Verdict: ✅ Excellent for tests 1–7. The multiset comparison pattern is the gold standard:

SELECT NOT EXISTS (
  (SELECT cols FROM st_table EXCEPT SELECT cols FROM defining_query)
  UNION ALL
  (SELECT cols FROM defining_query EXCEPT SELECT cols FROM st_table)
)

This catches: missing rows, extra rows, duplicate discrepancies, and column value mutations. Tests 1–7 are the only integration tests that validate actual data correctness.

Note: These tests simulate a full refresh by manually copying data (INSERT INTO st_table SELECT ...) — they do not invoke the extension’s refresh function. This is appropriate for the integration tier.
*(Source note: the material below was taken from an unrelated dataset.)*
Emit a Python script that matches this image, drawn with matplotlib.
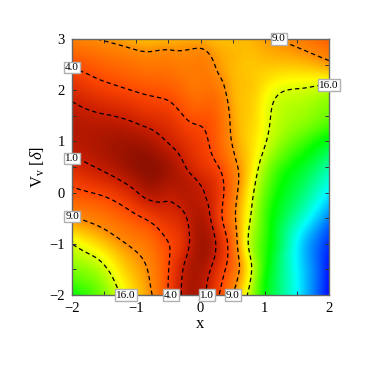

9. `trigger_detection_tests.rs` — 10 tests, 378 lines

Purpose: Validates the SQL query used by src/cdc.rs to detect user-created triggers (excluding pg_trickle’s own pgt_* and pg_trickle_* triggers).

Init mode: TestDb::new()

Test	Scenario	Verdict
`test_trigger_detection_no_triggers`	No triggers → false	✅ Pass
`test_trigger_detection_with_user_trigger`	User ROW trigger → true	✅ Pass
`test_trigger_detection_ignores_pgt_prefix`	`pgt_cdc_*` → false	✅ Pass
`test_trigger_detection_ignores_statement_level`	STATEMENT trigger → false	✅ Pass
`test_trigger_detection_mixed_triggers`	Mix of excluded + 1 user → true	✅ Pass
`test_trigger_detection_before_trigger`	BEFORE trigger detected	✅ Pass
`test_trigger_detection_after_drop`	Drop trigger → state updates	✅ Pass
`test_trigger_detection_ignores_pg_trickle_prefix`	`pg_trickle_cdc_*` → false	✅ Regression guard
`test_trigger_detection_mixed_internal_and_user`	Both prefixes + user → true	✅ Pass
`test_trigger_detection_constraint_trigger`	Constraint trigger handling	✅ Pass

Verdict: ✅ Strong. 10 tests cover all exclusion rules and include a regression test for the pg_trickle_ prefix bug. Only weakness is that all assertions are boolean — but for trigger detection, boolean is the correct abstraction level.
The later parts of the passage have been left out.